Anomaly Detection in Railway Sensor Data Environments: State-of-the-Art Methods and Empirical Performance Evaluation

Abstract

To date, significant progress has been made in the field of railway anomaly detection using technologies such as real-time data analytics, the Internet of Things, and machine learning. As technology continues to evolve, the ability to detect and respond to anomalies in railway systems is once again in the spotlight. However, railway anomaly detection faces challenges related to the vast infrastructure, dynamic conditions, aging infrastructure, and adverse environmental conditions on the one hand, and the scale, complexity, and critical safety implications of railway systems on the other. Our study is underpinned by the three objectives. Specifically, we aim to identify time series anomaly detection methods applied to railway sensor device data, recognize the advantages and disadvantages of these methods, and evaluate their effectiveness. To address the research objectives, the first part of the study involved a systematic literature review and a series of controlled experiments. In the case of the former, we adopted well-established guidelines to structure and visualize the review. In the second part, we investigated the effectiveness of selected machine learning methods. To evaluate the predictive performance of each method, a five-fold cross-validation approach was applied to ensure the highest accuracy and generality. Based on the calculated accuracy, the results show that the top three methods are CatBoost (96%), Random Forest (91%), and XGBoost (90%), whereas the lowest accuracy is observed for One-Class Support Vector Machines (48%), Local Outlier Factor (53%), and Isolation Forest (55%).
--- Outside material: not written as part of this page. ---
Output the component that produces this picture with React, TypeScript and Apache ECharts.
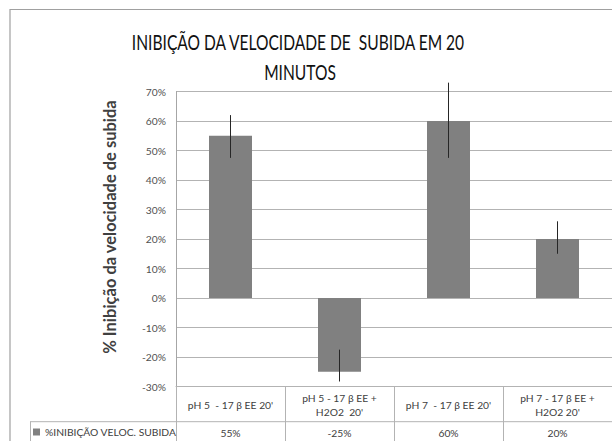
import React, { useEffect, useRef } from "react";
import * as echarts from "echarts";

const categories = [
  "pH 5  - 17 β EE 20'",
  "pH 5 - 17 β EE +\nH2O2  20'",
  "pH 7  - 17 β EE 20'",
  "pH 7 - 17 β EE +\nH2O2 20'",
];
const values = [55, -25, 60, 20];
const errHigh = [62, -17.5, 73, 26];
const errLow = [47.5, -28.3, 47.5, 15];
const seriesName = "%INIBIÇÃO VELOC. SUBIDA";
const titleLines = ["INIBIÇÃO DA VELOCIDADE DE  SUBIDA EM 20", "MINUTOS"];
const yAxisTitle = "% Inibição da velocidade de subida";
const yMin = -30;
const yMax = 70;
const yStep = 10;

const FONT = "Lato, 'Open Sans', sans-serif";
const GRID = "#b3b3b3";
const SMALL = 10.3;

export default function App() {
  const ref = useRef<HTMLDivElement>(null);
  useEffect(() => {
    if (!ref.current) return;
    const chart = echarts.init(ref.current, undefined, { renderer: "svg" });
    chart.setOption({
      animation: false,
      backgroundColor: "#ffffff",
      grid: { left: 176, top: 91.5, width: 437, height: 295, containLabel: false },
      legend: {
        data: [seriesName],
        left: 33,
        top: 427,
        itemWidth: 7,
        itemHeight: 7,
        icon: "rect",
        textStyle: { fontSize: SMALL, color: "#404040", fontFamily: FONT },
        itemGap: 2,
        padding: 0,
      },
      xAxis: [
        {
          type: "category",
          data: categories,
          position: "bottom",
          offset: 0,
          axisLine: { onZero: false, lineStyle: { color: GRID, width: 1 } },
          axisTick: { show: true, length: 56, interval: 0, alignWithLabel: false, lineStyle: { color: GRID } },
          axisLabel: {
            interval: 0,
            margin: 18.5,
            verticalAlign: "middle",
            lineHeight: 13.5,
            fontSize: SMALL,
            color: "#404040",
            fontFamily: FONT,
          },
          splitLine: { show: false },
        },
        {
          type: "category",
          data: values.map((v) => v + "%"),
          position: "bottom",
          offset: 0,
          axisLine: { show: false },
          axisTick: { show: false },
          axisLabel: {
            interval: 0,
            margin: 46.5,
            verticalAlign: "middle",
            fontSize: SMALL,
            color: "#404040",
            fontFamily: FONT,
          },
          splitLine: { show: false },
        },
      ],
      yAxis: {
        type: "value",
        min: yMin,
        max: yMax,
        interval: yStep,
        axisLine: { show: true, lineStyle: { color: "#a6a6a6" } },
        axisTick: { show: false },
        axisLabel: {
          formatter: (v: number) => v + "%",
          margin: 10,
          fontSize: SMALL,
          color: "#505050",
          fontFamily: FONT,
        },
        splitLine: { show: true, lineStyle: { color: GRID, width: 1 } },
      },
      series: [
        {
          name: seriesName,
          type: "bar",
          xAxisIndex: 0,
          data: values,
          barWidth: 43,
          itemStyle: { color: "#808080" },
        },
        {
          name: "err",
          type: "custom",
          xAxisIndex: 0,
          clip: false,
          z: 10,
          data: categories.map((_, i) => [i, errLow[i], errHigh[i]]),
          encode: { x: 0, y: [1, 2] },
          renderItem: (_params: any, api: any) => {
            const p1 = api.coord([api.value(0), api.value(1)]);
            const p2 = api.coord([api.value(0), api.value(2)]);
            return {
              type: "line",
              shape: { x1: p1[0], y1: p1[1], x2: p2[0], y2: p2[1] },
              style: { stroke: "#262626", lineWidth: 1 },
            };
          },
        },
      ],
      graphic: [
        {
          type: "polyline",
          shape: { points: [[10, 441], [10, 9.5], [612, 9.5]] },
          style: { stroke: "#a0a0a0", lineWidth: 1.2, fill: "none" },
          silent: true,
        },
        {
          type: "line",
          shape: { x1: 30, y1: 421.7, x2: 612, y2: 421.7 },
          style: { stroke: GRID, lineWidth: 1 },
          silent: true,
        },
        {
          type: "line",
          shape: { x1: 30.5, y1: 421.7, x2: 30.5, y2: 441 },
          style: { stroke: GRID, lineWidth: 1 },
          silent: true,
        },
        {
          type: "text",
          x: 298,
          y: 42,
          scaleX: 0.76,
          style: {
            text: titleLines[0],
            align: "center",
            verticalAlign: "middle",
            fontSize: 20.5,
            fontFamily: FONT,
            fill: "#111111",
          },
        },
        {
          type: "text",
          x: 300,
          y: 72.5,
          scaleX: 0.76,
          style: {
            text: titleLines[1],
            align: "center",
            verticalAlign: "middle",
            fontSize: 20.5,
            fontFamily: FONT,
            fill: "#111111",
          },
        },
        {
          type: "text",
          x: 110,
          y: 227,
          rotation: Math.PI / 2,
          style: {
            text: yAxisTitle,
            align: "center",
            verticalAlign: "middle",
            fontSize: 16.5,
            fontWeight: "bold",
            fontFamily: FONT,
            fill: "#404040",
          },
        },
      ],
    });
    return () => chart.dispose();
  }, []);
  return (
    <div
      ref={ref}
      style={{ position: "fixed", left: 0, top: 0, width: 612, height: 441 }}
    />
  );
}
As the industry moves toward a zero-defect paradigm on a global scale, ongoing research efforts are focused on improving existing methods and developing new ones that contribute to the safety and quality of rail transportation. In this sense, there are at least four avenues for future research worth considering: testing richer data sets, hyperparameter optimization, and implementing other methods not included in the current study.